[Start of Record excerpts]

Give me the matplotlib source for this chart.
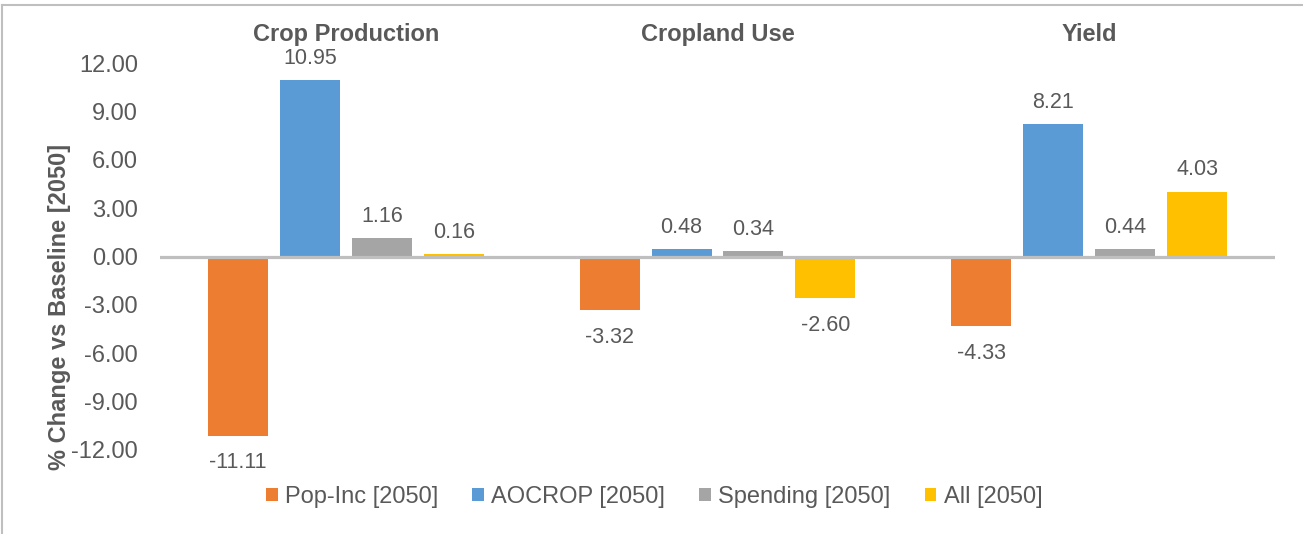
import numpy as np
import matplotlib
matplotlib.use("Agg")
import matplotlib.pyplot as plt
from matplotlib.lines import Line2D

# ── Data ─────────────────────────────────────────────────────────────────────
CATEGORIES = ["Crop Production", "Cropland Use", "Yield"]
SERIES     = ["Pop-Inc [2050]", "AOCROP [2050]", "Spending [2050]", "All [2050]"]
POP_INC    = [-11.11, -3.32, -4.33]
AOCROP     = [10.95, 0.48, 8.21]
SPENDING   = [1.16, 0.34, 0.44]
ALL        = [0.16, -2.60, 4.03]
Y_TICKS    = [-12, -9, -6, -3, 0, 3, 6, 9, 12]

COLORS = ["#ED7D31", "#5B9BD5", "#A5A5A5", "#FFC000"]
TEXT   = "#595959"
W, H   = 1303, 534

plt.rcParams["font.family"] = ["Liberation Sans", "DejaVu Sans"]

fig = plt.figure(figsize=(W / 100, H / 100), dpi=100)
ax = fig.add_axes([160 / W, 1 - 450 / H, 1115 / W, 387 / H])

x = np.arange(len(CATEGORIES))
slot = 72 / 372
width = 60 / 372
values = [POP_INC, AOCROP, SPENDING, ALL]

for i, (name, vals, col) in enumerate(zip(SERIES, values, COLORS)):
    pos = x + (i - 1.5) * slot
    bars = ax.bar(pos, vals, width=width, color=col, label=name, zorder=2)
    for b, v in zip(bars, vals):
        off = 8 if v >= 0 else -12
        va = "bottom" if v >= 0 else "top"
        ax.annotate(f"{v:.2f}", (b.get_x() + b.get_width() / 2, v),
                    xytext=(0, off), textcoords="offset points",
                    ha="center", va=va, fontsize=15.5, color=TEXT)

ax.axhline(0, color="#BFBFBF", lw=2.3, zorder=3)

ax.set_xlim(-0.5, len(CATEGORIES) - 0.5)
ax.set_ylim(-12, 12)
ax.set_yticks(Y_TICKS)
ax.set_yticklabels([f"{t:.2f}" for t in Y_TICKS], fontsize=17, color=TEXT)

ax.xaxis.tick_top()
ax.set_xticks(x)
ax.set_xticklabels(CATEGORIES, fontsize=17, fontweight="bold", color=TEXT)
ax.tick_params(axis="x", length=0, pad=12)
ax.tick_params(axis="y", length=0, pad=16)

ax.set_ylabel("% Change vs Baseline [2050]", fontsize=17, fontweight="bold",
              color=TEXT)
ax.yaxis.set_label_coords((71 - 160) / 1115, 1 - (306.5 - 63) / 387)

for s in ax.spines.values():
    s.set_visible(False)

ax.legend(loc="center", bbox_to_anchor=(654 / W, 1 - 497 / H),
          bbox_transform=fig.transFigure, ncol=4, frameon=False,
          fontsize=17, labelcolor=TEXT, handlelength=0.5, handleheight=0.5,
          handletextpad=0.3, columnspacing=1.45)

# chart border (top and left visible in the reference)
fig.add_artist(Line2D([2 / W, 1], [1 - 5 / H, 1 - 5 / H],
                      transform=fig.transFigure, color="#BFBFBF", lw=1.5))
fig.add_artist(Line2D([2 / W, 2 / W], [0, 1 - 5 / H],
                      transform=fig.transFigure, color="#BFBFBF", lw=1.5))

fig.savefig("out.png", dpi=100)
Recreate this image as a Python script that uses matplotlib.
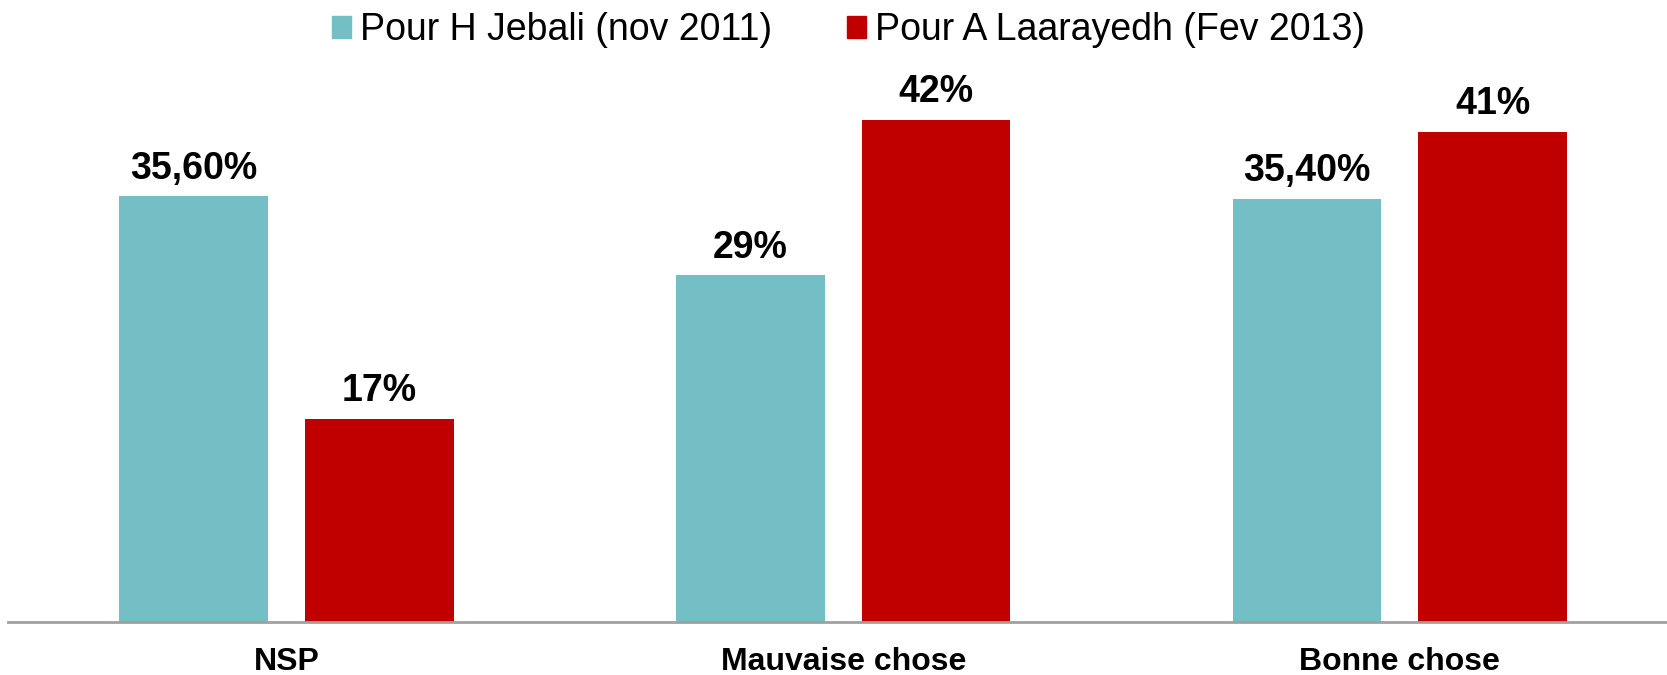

[End of Record excerpts]

■ Work required ■
Write out again, exactly, the lines from the start of the listing up to the line containing "values = [POP_INC, AOCROP, SPENDING, ALL]", with both ends and without pictures.

■ Task solution ■
Give me the matplotlib source for this chart.
import numpy as np
import matplotlib
matplotlib.use("Agg")
import matplotlib.pyplot as plt
from matplotlib.lines import Line2D

# ── Data ─────────────────────────────────────────────────────────────────────
CATEGORIES = ["Crop Production", "Cropland Use", "Yield"]
SERIES     = ["Pop-Inc [2050]", "AOCROP [2050]", "Spending [2050]", "All [2050]"]
POP_INC    = [-11.11, -3.32, -4.33]
AOCROP     = [10.95, 0.48, 8.21]
SPENDING   = [1.16, 0.34, 0.44]
ALL        = [0.16, -2.60, 4.03]
Y_TICKS    = [-12, -9, -6, -3, 0, 3, 6, 9, 12]

COLORS = ["#ED7D31", "#5B9BD5", "#A5A5A5", "#FFC000"]
TEXT   = "#595959"
W, H   = 1303, 534

plt.rcParams["font.family"] = ["Liberation Sans", "DejaVu Sans"]

fig = plt.figure(figsize=(W / 100, H / 100), dpi=100)
ax = fig.add_axes([160 / W, 1 - 450 / H, 1115 / W, 387 / H])

x = np.arange(len(CATEGORIES))
slot = 72 / 372
width = 60 / 372
values = [POP_INC, AOCROP, SPENDING, ALL]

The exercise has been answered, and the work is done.